At first glance, those numbers do not look dramatically different. But the day-to-day experience can be very different.

Intown Favors Access

Atlanta city has a Walk Score of 48 and Transit Score of 44, and neighborhoods like Midtown and Old Fourth Ward push those benefits much higher. That means intown living may reduce the number of times you need to get in the car at all.

If your work, social life, or favorite activities are concentrated near central Atlanta, that convenience can be worth paying for. You may deal with tighter parking or heavier congestion, but you gain proximity.

North Metro Favors Routine and Space

North metro communities often work well for buyers whose lives are already organized around highways, school runs, suburban office nodes, or home-centered routines. In those cases, car dependence may not feel like a downside at all.

The tradeoff is simple. You are usually giving up some transit access and walkability in exchange for more house, more land, or a different pace of daily life.

Resale and Appreciation: Avoid Easy Assumptions

One of the biggest mistakes buyers make is assuming intown always has stronger resale or that suburban homes always move faster. Current market data does not support that kind of blanket thinking.

According to Redfin’s Atlanta housing market data, Atlanta city is up 1.1% year over year and Alpharetta is up 2.7%, while Buckhead is down 18.5%, Old Fourth Ward is down 3.6%, Suwanee is down 2.5%, and Sugar Hill is down 18.2%. The takeaway is not that one market is weak and another is strong. The takeaway is that micro-market selection, product type, and price discipline matter more than broad labels.

Days on Market Vary Too

Liquidity is uneven across both intown and north metro. Suwanee is the fastest in this sample at 56 days on market, followed by Alpharetta at 81 days and Atlanta city at 86 days, while Buckhead is at 94 days, Sugar Hill at 95 days, and Old Fourth Ward at 106 days, based on Redfin market timing data.

That matters if you are thinking ahead to resale. The fastest-moving option is not always the most urban or the most expensive. Often, the strongest resale profile comes from buying a property that fits a broad future buyer pool in its price range.

Negotiation Still Matters

Sale-to-list ratios remain relatively tight across the markets in this comparison. Atlanta, Buckhead, and Old Fourth Ward are all around 96.7% to 97.0% sale-to-list, and Sugar Hill is 97.9%, according to Redfin’s Atlanta market report.

That means pricing and negotiation still matter. Whether you are buying an intown condo, a Buckhead home, or a suburban detached property in north metro, strong outcomes usually come from disciplined numbers and a clear strategy, not guesswork.
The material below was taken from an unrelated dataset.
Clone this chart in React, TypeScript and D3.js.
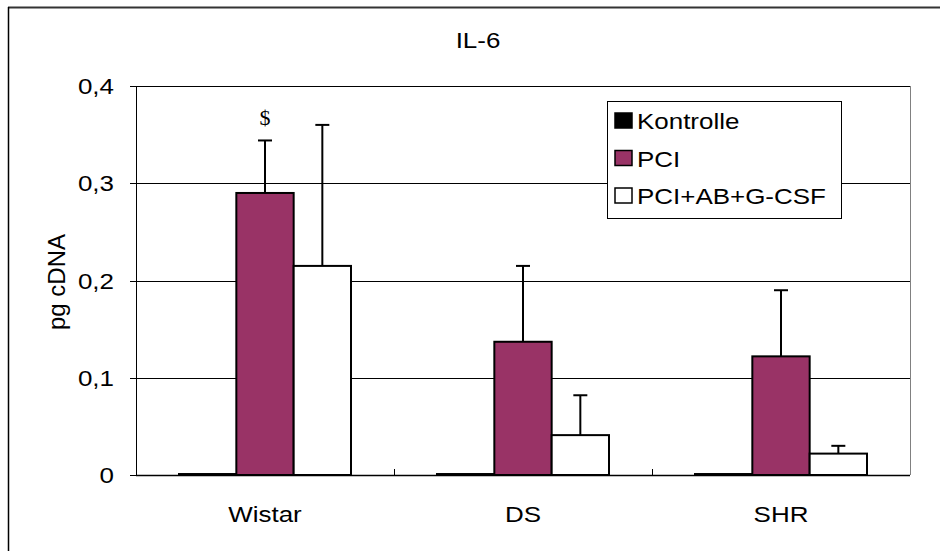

Which Market Fits You Best?

If you are deciding between intown Atlanta and north metro, this simple framework can help.

Intown May Fit Better If You Want:

  • Better walkability and transit access
  • Closer proximity to central Atlanta
  • Condo, apartment, or urban townhome options
  • More location-driven convenience
  • A lifestyle where fewer car trips matter

North Metro May Fit Better If You Want:

  • More square footage for the money in detached homes
  • A more suburban daily routine
  • More townhome and single-family inventory in many areas
  • Yard space or a larger floor plan
  • A purchase with space, function, and long-term flexibility in mind

In practical terms, Midtown and Old Fourth Ward are strong walkability and transit plays, Buckhead is the premium intown option, Alpharetta is the upscale north metro benchmark, and Suwanee and Sugar Hill are more space-and-value plays based on the current pricing, mobility, and housing-mix data.
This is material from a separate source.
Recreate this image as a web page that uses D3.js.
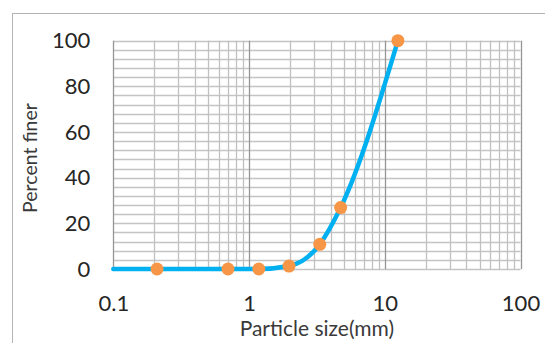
<!DOCTYPE html>
<html>
<head>
<meta charset="utf-8">
<script src="https://cdn.jsdelivr.net/npm/d3@7"></script>
<style>
  body { margin: 0; background: #fff; }
  svg { display: block; font-family: Lato, "Open Sans", sans-serif; }
</style>
</head>
<body>
<svg width="545" height="343"></svg>
<script>
// sieve results
const sizes = [0.21, 0.7, 1.18, 1.97, 3.32, 4.73, 12.5];
const percents = [0, 0, 0, 1.3, 10.8, 26.9, 100];

// the smooth curve starts at the left edge of the plot
const curveSizes = [0.1, 0.21, 0.7, 1.18, 1.97, 3.32, 4.73, 12.5];
const curvePercents = [0, 0, 0, 0, 1.3, 10.8, 26.9, 100];

const xTickValues = [0.1, 1, 10, 100];
const yTickValues = [0, 20, 40, 60, 80, 100];

const svg = d3.select('svg');

// outer chart border
svg.append('rect')
    .attr('x', 12.5)
    .attr('y', 13.5)
    .attr('width', 560)
    .attr('height', 360)
    .attr('fill', 'none')
    .attr('stroke', '#b4b4b4')
    .attr('stroke-width', 1);

const x = d3.scaleLog()
    .domain([0.1, 100])
    .range([113.3, 520.5]);

const y = d3.scaleLinear()
    .domain([0, 100])
    .range([269, 40.7]);

const g = svg.append('g');

// minor + major vertical grid lines
const vLines = [];
[0.1, 1, 10].forEach(d => {
    for (let k = 1; k <= 9; k++) vLines.push(+(k * d).toPrecision(3));
});
vLines.push(100);

// horizontal grid every 4 (Excel minor unit)
const hLines = d3.range(0, 101, 4);

g.selectAll('.hgrid')
    .data(hLines)
    .join('line')
    .attr('class', 'hgrid')
    .attr('x1', x(0.1))
    .attr('x2', x(100))
    .attr('y1', d => Math.round(y(d)) + 0.5)
    .attr('y2', d => Math.round(y(d)) + 0.5)
    .attr('stroke', '#c4c4c4')
    .attr('stroke-width', 1.3);

g.selectAll('.vgrid')
    .data(vLines)
    .join('line')
    .attr('class', 'vgrid')
    .attr('x1', d => Math.round(x(d)) + 0.5)
    .attr('x2', d => Math.round(x(d)) + 0.5)
    .attr('y1', y(100))
    .attr('y2', y(0))
    .attr('stroke', d => xTickValues.includes(d) ? '#969696' : '#c0c0c0')
    .attr('stroke-width', 1.3);

// axes: labels only
const xAxis = svg.append('g')
    .attr('transform', `translate(0,${y(0)})`)
    .call(d3.axisBottom(x)
        .tickValues(xTickValues)
        .tickFormat(d => String(d))
        .tickSize(0)
        .tickPadding(26));
xAxis.select('.domain').remove();
xAxis.selectAll('text')
    .attr('font-family', 'Lato, sans-serif')
    .attr('font-size', 22)
    .attr('fill', '#262626');

const yAxis = svg.append('g')
    .attr('transform', `translate(${x(0.1)},0)`)
    .call(d3.axisLeft(y)
        .tickValues(yTickValues)
        .tickSize(0)
        .tickPadding(23));
yAxis.select('.domain').remove();
yAxis.selectAll('text')
    .attr('font-family', 'Lato, sans-serif')
    .attr('font-size', 22)
    .attr('fill', '#262626');

// axis titles
svg.append('text')
    .attr('x', (x(0.1) + x(100)) / 2)
    .attr('y', 336)
    .attr('text-anchor', 'middle')
    .attr('font-size', 21)
    .attr('fill', '#3a3a3a')
    .text('Particle size(mm)');

svg.append('text')
    .attr('transform', 'translate(37,158) rotate(-90)')
    .attr('text-anchor', 'middle')
    .attr('font-size', 19.5)
    .attr('fill', '#3a3a3a')
    .text('Percent finer');

// gradation curve
const curveData = curveSizes.map((s, i) => [s, curvePercents[i]]);
const line = d3.line()
    .x(d => x(d[0]))
    .y(d => y(d[1]))
    .curve(d3.curveMonotoneX);

g.append('path')
    .datum(curveData)
    .attr('d', line)
    .attr('fill', 'none')
    .attr('stroke', '#00b0f0')
    .attr('stroke-width', 4.5)
    .attr('stroke-linecap', 'round');

// markers
g.selectAll('.pt')
    .data(sizes.map((s, i) => [s, percents[i]]))
    .join('circle')
    .attr('class', 'pt')
    .attr('cx', d => x(d[0]))
    .attr('cy', d => y(d[1]))
    .attr('r', 6.5)
    .attr('fill', '#f79646');
</script>
</body>
</html>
Make the Decision Like an Owner and an Investor

The best move is not choosing the market with the best reputation. It is choosing the one that matches how you live now and how you may need to sell later.

That means looking at more than the list price. You should also weigh mobility, property type, buyer demand in that segment, and whether the home fits a broad resale audience. If you want a more strategic, numbers-driven way to compare intown Atlanta with north metro options, connect with Hersh Shah for a tailored plan built around your budget, lifestyle, and long-term goals.

FAQs

What is the main difference between intown Atlanta and north metro real estate?
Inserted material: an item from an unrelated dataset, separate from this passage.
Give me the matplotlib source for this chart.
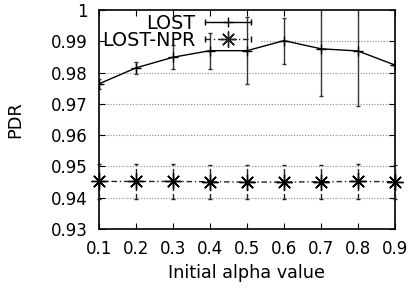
import matplotlib
matplotlib.use("Agg")
import matplotlib.pyplot as plt
from matplotlib.lines import Line2D
from matplotlib.legend_handler import HandlerLine2D, HandlerTuple

alpha = [0.1, 0.2, 0.3, 0.4, 0.5, 0.6, 0.7, 0.8, 0.9]
lost = [0.9764, 0.9815, 0.9849, 0.9870, 0.9870, 0.9902, 0.9876, 0.9869, 0.9824]
lost_err = [0.0015, 0.0018, 0.0038, 0.0057, 0.0107, 0.0074, 0.0151, 0.0176, 0.0003]
npr = [0.9452, 0.9452, 0.9452, 0.9451, 0.9450, 0.9450, 0.9451, 0.9452, 0.9451]
npr_err = [0.0055, 0.0055, 0.0055, 0.0055, 0.0055, 0.0055, 0.0055, 0.0055, 0.0055]
yticks = [0.93, 0.94, 0.95, 0.96, 0.97, 0.98, 0.99, 1.0]
ytick_labels = ["0.93", "0.94", "0.95", "0.96", "0.97", "0.98", "0.99", "1"]

plt.rcParams['font.family'] = ['DejaVu Sans']
fig = plt.figure(figsize=(4.12, 2.87), dpi=100)
ax = fig.add_axes([99/412, 1-229/287, (395-99)/412, (229-10)/287])

dashdot = (0, (4, 2, 1, 2))
star = (8, 2, 0)

ax.errorbar(alpha, lost, yerr=lost_err, color='black', lw=1.0, elinewidth=1.0,
            ecolor='#333333', capsize=1.5, capthick=1.0, marker='+', ms=7.5, mew=1.0,
            clip_on=True, zorder=3)
eb = ax.errorbar(alpha, npr, yerr=npr_err, color='#222222', lw=1.0, ls=dashdot,
                 elinewidth=1.0, capsize=1.5, capthick=1.0, marker=star, ms=11.5,
                 mew=1.0, mec='black', clip_on=False, zorder=3)
eb[2][0].set_linestyle(dashdot)

ax.set_xlim(0.1, 0.9)
ax.set_ylim(0.93, 1.0)
ax.set_xticks(alpha)
ax.set_xticklabels([f"{a:.1f}" for a in alpha])
ax.set_yticks(yticks)
ax.set_yticklabels(ytick_labels)
ax.tick_params(direction='in', length=4, width=0.8, labelsize=12, top=True, right=True)
ax.tick_params(axis='y', pad=8)
ax.tick_params(axis='x', pad=8)
for s in ax.spines.values():
    s.set_linewidth(1.2)
for y in yticks[1:-1]:
    xmin = 0.547 if y == 0.99 else 0.0
    ax.axhline(y, xmin=xmin, color='#888888', lw=0.8, ls=(0, (1, 1.5)), zorder=1)

ax.set_ylabel("PDR", fontsize=12.7, labelpad=19)
ax.set_xlabel("Initial alpha value", fontsize=12.7, labelpad=4)

# legend handles
l1 = Line2D([], [], color='black', lw=1.0, marker='+', ms=7.5, mew=1.0)
c1 = Line2D([], [], color='black', lw=0, marker='|', ms=4, mew=1.0)
l2 = Line2D([], [], color='#222222', lw=1.0, ls=dashdot, marker=star, ms=11.5, mew=1.0)
c2 = Line2D([], [], color='black', lw=0, marker='|', ms=4, mew=1.0)
leg = ax.legend([(l1, c1), (l2, c2)], ["LOST", "LOST-NPR"],
                handler_map={c1: HandlerLine2D(numpoints=2, marker_pad=0),
                             c2: HandlerLine2D(numpoints=2, marker_pad=0),
                             tuple: HandlerTuple(ndivide=1, pad=0)},
                loc='upper left', bbox_to_anchor=(0.009, 0.984), markerfirst=False,
                frameon=False, fontsize=13.8, handlelength=2.4, handletextpad=0.55,
                borderpad=0.0, labelspacing=-0.08, borderaxespad=0.0)
for t in leg.get_texts():
    t.set_ha('right')

fig.savefig("out.png", dpi=100)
  • The main difference is usually lifestyle fit: intown Atlanta tends to offer more walkability and transit access, while north metro often offers more space and a more suburban housing mix.

Is intown Atlanta always more expensive than north metro Atlanta?

  • No. Current data shows a wide range on both sides, with Midtown at $380,000, Old Fourth Ward at $456,550, Buckhead at $631,250, Sugar Hill at $405,000, Suwanee at $536,000, and Alpharetta at $719,000.

Which areas are the most walkable in this Atlanta comparison?

  • Midtown and Old Fourth Ward stand out most for walkability and transit, with Old Fourth Ward posting a Walk Score of 82 and Midtown described as pedestrian-friendly with strong public transportation access.

Which north metro areas offer more space for buyers?

  • Suwanee and Sugar Hill generally offer more space-oriented suburban options, especially in detached homes, while Alpharetta is the more upscale north metro benchmark.

Do north metro homes sell faster than intown Atlanta homes?

  • Not always, but in this sample Suwanee had the fastest pace at 56 days on market, compared with 81 in Alpharetta, 86 in Atlanta city, 94 in Buckhead, 95 in Sugar Hill, and 106 in Old Fourth Ward.

How should you choose between intown Atlanta and north metro neighborhoods?

  • Start with your daily routine, preferred housing type, budget, and long-term plans, then compare how each area supports those priorities rather than assuming one side is universally better.